If the whole thing sounds, well, a bit fictitious, it’s not. SILOs are surprisingly common, and federal governments — which are the ones that lose out in these deals — are beginning to crack down on them. In March, U.K. officials outlawed several SILO funds that were in the process of amassing $700 million to bankroll P&A costs for movies from Universal, Disney and MGM.
No new tax shelters
The SILO is actually a well-established practice in other industries. It first caught on when tax-exempt entities, such as cities, discovered they could sell their depreciable infrastructure to a private company that pays federal taxes, then lease it back, and get some extra cash at the expense of the treasury.
In Los Angeles, for example, public buses have been sold to and are leased back from tobacco giant RJ Reynolds.
In the private sector, unprofitable companies realized that though they may not be paying enough in taxes to fully benefit on the depreciation of their assets, through a SILO, they could better capitalize on their tax breaks by selling them.
For a profitable movie studio, the benefit of the SILO is in the timing — a tax break derived from a film’s depreciation is cashed in when it’s most needed to ensure the movie’s box office success, not years later after insufficient promotion rendered it a flop.
“The hard part for the studios in marketing movies inside and outside the U.S. is whether their proportional spend is smart money,” says Chris Tricarico, a partner at Katten, Muchin, Zavis, Rosenman, a law firm with experience in setting up SILOs. “If they can reduce their proportional spend, they’re going to do that.”
In the film industry, SILOs have most often paired American studios with buyer/lessors in the U.K and Germany, because tax laws in those countries — at least until now — have favored the practice. “When there was a lot of money in Germany, there were film funds that allowed dentists and doctors and other professionals to buy tax credits to offset their income,” Tricarico says.
Meanwhile, besides transforming their long-term tax benefits on depreciation into immediate cash, the mobility of SILOs allows studios to capitalize on tax breaks wherever they might be. For example, with the U.K. offering tax incentives to lure film production, films that are American-owned, but include the right British qualifications — labor, casting, location use, etc. — have become prime SILO beneficiaries, according to Paul White of the London office of Orrick, Herrington & Sutcliffe, another law firm with SILO experience in the film biz.
“Bend It Like Beckham” and “What a Girl Wants” are just a few examples of the many films shot primarily in the U.K. that used sale/leaseback financing.
In some cases, films involved with these U.K.-based sale/leasebacks even credit the bank that facilitated the deal, White notes.
And movie-related SILOs are just starting to catch on in the U.S., says Kelly Longwell, of New Orleans law firm McGlinchey, Stafford.

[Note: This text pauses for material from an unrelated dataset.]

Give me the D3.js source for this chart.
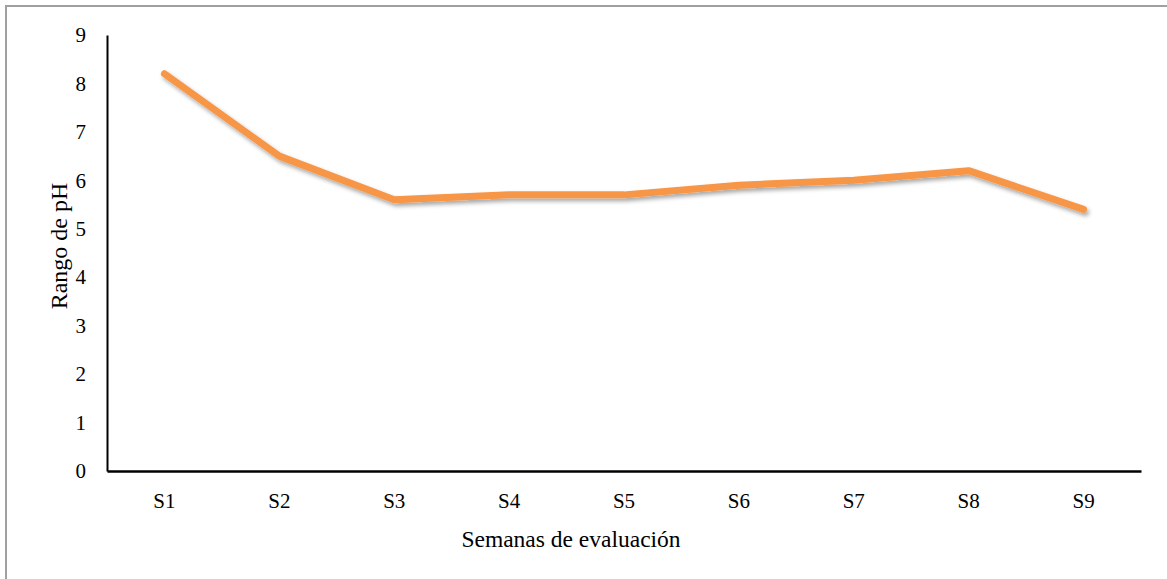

New Mexico, for example, has recently instituted aggressive tax incentives to lure film production. Since the state legislature hasn’t made these benefits transferable to those operating outside the New Mexico, studios are using lease-back deals to seize the benefits.
If all of this sounds like money for nothing, the federal government — operating in an environment of rising deficits and rampant corporate scandal — has begun to think so, too. Or as one Washington, D.C.-based lawyer notes, “If a lease-back of a physical asset is ephemeral, a lease-back of an intangible asset (like a film) looks even worse.”
Besides the instance in which the U.K. government banned funds that were specifically set up to finance American films, in the U.S., there’s legislation before Congress to tighten the rules on SILOs. Even the tax-averse Bush White House is in favor.
The legislation’s sponsor, Sen. Charles Grassley (R-Iowa), has been outspoken SILO critic. “In return for sizable tax savings, the architects of these abusive tax shelters are making a fortune, and the taxpayers are subsidizing it,” he said in a statement.
But in fact, the SILO is deeply rooted in tax law, and it’s unlikely to go away. “You’ve always been allowed to transfer the tax benefits associated with the sale of assets to another person,” says the D.C.-based attorney. “It’s been going on for decades.”